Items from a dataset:
══════════════════════════════

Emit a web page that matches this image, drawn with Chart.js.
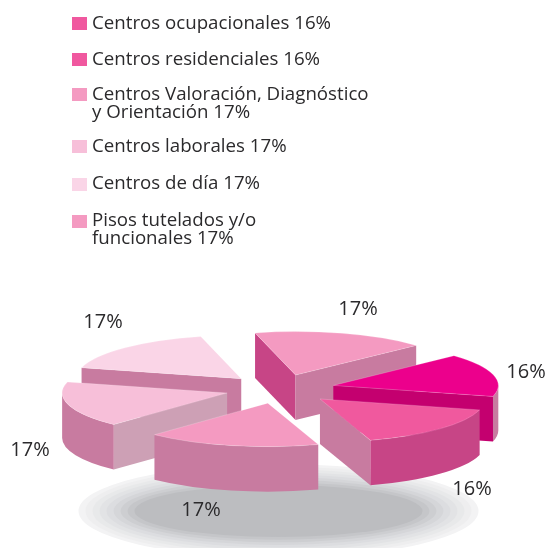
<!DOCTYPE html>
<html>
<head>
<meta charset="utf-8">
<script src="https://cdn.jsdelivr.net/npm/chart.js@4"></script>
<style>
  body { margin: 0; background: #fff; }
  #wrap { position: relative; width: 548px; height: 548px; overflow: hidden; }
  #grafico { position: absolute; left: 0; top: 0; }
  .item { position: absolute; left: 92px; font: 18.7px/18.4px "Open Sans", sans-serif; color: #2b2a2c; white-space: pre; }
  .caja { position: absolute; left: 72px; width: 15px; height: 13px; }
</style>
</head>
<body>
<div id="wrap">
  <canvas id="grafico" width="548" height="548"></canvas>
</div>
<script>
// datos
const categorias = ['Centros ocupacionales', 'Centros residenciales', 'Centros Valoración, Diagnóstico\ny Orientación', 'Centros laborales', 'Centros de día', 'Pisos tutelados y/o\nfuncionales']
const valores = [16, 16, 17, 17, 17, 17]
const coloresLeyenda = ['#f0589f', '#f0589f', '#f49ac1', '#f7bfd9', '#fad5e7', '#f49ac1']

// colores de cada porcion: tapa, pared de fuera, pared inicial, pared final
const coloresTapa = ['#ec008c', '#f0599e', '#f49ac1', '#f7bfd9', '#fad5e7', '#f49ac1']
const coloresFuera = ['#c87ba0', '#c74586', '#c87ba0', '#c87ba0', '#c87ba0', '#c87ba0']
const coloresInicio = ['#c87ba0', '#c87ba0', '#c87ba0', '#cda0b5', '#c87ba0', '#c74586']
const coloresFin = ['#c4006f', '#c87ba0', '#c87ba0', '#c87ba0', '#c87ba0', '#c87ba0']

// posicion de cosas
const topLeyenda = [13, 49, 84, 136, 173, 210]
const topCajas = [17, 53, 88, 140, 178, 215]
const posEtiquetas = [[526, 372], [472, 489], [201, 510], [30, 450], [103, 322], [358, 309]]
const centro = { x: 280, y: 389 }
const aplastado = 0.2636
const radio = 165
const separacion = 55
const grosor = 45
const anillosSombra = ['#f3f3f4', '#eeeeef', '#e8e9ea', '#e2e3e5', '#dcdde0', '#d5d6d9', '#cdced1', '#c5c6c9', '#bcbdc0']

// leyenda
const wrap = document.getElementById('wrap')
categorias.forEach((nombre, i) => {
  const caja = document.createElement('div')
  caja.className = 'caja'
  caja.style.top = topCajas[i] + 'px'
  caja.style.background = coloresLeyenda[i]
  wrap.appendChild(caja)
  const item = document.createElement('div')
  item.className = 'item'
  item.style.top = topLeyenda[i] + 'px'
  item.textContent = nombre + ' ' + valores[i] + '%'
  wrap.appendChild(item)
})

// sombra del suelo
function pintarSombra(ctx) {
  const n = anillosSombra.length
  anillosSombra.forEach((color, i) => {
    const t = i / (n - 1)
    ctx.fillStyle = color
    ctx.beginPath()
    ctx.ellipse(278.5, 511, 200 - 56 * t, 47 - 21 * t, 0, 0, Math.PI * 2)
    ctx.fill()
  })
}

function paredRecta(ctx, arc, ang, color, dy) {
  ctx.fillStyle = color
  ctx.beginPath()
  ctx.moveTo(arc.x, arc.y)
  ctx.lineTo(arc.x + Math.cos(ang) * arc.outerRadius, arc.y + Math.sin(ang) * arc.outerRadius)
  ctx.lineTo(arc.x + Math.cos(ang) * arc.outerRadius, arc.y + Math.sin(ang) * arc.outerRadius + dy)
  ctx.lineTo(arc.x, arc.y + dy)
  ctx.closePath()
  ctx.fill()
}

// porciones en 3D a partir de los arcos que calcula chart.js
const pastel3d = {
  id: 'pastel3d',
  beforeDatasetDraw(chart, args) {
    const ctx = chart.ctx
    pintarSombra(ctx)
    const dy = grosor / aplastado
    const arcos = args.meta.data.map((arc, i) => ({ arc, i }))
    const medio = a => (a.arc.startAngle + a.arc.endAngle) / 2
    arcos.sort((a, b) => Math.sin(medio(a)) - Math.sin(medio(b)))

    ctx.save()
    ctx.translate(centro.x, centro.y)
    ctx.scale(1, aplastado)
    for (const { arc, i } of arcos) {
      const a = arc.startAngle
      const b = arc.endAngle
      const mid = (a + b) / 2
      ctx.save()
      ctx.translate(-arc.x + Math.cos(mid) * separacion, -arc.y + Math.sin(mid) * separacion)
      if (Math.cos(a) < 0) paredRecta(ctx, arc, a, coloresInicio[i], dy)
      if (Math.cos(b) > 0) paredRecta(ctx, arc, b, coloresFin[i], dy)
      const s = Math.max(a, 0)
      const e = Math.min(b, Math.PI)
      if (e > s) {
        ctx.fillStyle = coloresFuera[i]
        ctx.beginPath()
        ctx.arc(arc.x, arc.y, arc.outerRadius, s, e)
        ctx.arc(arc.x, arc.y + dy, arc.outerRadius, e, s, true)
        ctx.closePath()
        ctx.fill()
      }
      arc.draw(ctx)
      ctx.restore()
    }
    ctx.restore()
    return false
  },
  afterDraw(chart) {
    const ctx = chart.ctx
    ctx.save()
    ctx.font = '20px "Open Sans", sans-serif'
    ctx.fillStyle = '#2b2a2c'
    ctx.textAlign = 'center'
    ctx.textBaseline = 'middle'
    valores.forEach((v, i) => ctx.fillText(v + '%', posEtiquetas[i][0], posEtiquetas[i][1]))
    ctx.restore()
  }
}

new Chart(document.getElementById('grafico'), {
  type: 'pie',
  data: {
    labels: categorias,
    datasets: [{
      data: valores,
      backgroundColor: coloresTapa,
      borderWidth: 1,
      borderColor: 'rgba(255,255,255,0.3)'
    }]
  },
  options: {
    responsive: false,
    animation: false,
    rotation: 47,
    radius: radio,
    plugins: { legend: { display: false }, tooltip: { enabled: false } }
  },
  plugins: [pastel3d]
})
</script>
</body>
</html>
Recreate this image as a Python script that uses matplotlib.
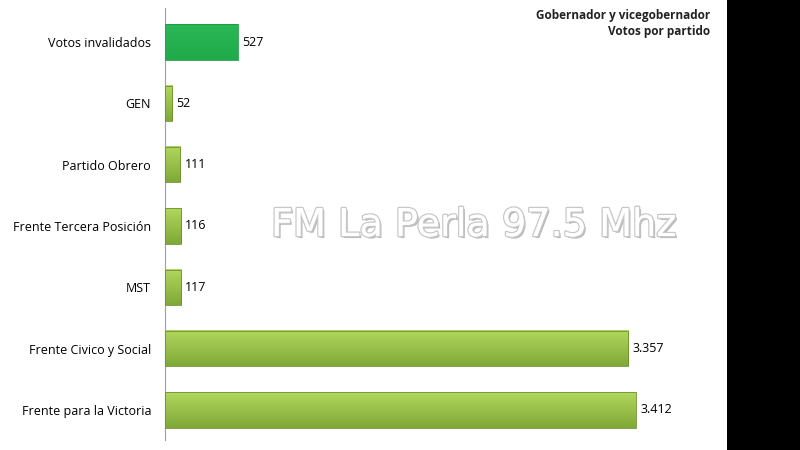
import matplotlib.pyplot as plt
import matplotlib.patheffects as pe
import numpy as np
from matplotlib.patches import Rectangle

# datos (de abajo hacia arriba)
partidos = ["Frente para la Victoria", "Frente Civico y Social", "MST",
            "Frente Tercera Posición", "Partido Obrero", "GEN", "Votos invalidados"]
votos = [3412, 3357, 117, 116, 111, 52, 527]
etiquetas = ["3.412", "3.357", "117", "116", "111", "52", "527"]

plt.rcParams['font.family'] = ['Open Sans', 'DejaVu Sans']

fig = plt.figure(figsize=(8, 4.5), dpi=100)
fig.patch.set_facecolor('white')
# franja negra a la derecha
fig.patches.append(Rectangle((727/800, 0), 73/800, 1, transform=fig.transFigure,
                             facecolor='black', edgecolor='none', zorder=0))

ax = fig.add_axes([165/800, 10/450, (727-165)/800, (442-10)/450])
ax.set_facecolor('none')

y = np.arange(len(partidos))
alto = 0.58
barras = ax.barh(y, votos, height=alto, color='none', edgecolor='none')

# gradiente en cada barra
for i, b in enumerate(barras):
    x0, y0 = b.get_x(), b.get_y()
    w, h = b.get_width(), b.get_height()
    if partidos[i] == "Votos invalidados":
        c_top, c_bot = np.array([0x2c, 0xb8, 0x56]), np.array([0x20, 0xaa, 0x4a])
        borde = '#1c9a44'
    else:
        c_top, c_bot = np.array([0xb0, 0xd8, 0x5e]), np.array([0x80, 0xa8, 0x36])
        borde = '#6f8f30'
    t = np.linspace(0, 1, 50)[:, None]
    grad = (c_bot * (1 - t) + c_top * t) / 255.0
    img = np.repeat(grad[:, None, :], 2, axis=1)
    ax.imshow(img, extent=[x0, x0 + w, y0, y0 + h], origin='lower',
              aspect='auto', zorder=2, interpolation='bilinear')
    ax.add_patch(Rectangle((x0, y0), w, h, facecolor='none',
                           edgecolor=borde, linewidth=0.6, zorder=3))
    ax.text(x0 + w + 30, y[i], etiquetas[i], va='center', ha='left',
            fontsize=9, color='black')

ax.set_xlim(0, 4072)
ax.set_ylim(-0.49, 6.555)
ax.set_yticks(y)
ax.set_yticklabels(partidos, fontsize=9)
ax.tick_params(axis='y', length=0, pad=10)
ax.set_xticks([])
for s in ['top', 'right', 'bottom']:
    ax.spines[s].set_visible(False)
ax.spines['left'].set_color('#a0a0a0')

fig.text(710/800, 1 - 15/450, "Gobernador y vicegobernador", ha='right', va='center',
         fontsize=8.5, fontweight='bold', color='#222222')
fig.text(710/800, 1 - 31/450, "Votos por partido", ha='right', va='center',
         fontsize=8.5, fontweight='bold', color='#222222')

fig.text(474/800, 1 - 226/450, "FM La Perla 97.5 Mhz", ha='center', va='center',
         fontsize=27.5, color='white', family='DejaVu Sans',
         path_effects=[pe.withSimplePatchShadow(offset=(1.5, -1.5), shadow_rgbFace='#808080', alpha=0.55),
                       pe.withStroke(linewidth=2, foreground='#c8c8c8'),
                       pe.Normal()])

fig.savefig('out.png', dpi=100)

══════════════════════════════

Given problem:
Make an exact copy of the lines from the one containing "Recreate this image" to the one containing "height=alto, color='none', edgecolor='none')", keeping both and leaving out every picture.

Answer to this task:
Recreate this image as a Python script that uses matplotlib.
import matplotlib.pyplot as plt
import matplotlib.patheffects as pe
import numpy as np
from matplotlib.patches import Rectangle

# datos (de abajo hacia arriba)
partidos = ["Frente para la Victoria", "Frente Civico y Social", "MST",
            "Frente Tercera Posición", "Partido Obrero", "GEN", "Votos invalidados"]
votos = [3412, 3357, 117, 116, 111, 52, 527]
etiquetas = ["3.412", "3.357", "117", "116", "111", "52", "527"]

plt.rcParams['font.family'] = ['Open Sans', 'DejaVu Sans']

fig = plt.figure(figsize=(8, 4.5), dpi=100)
fig.patch.set_facecolor('white')
# franja negra a la derecha
fig.patches.append(Rectangle((727/800, 0), 73/800, 1, transform=fig.transFigure,
                             facecolor='black', edgecolor='none', zorder=0))

ax = fig.add_axes([165/800, 10/450, (727-165)/800, (442-10)/450])
ax.set_facecolor('none')

y = np.arange(len(partidos))
alto = 0.58
barras = ax.barh(y, votos, height=alto, color='none', edgecolor='none')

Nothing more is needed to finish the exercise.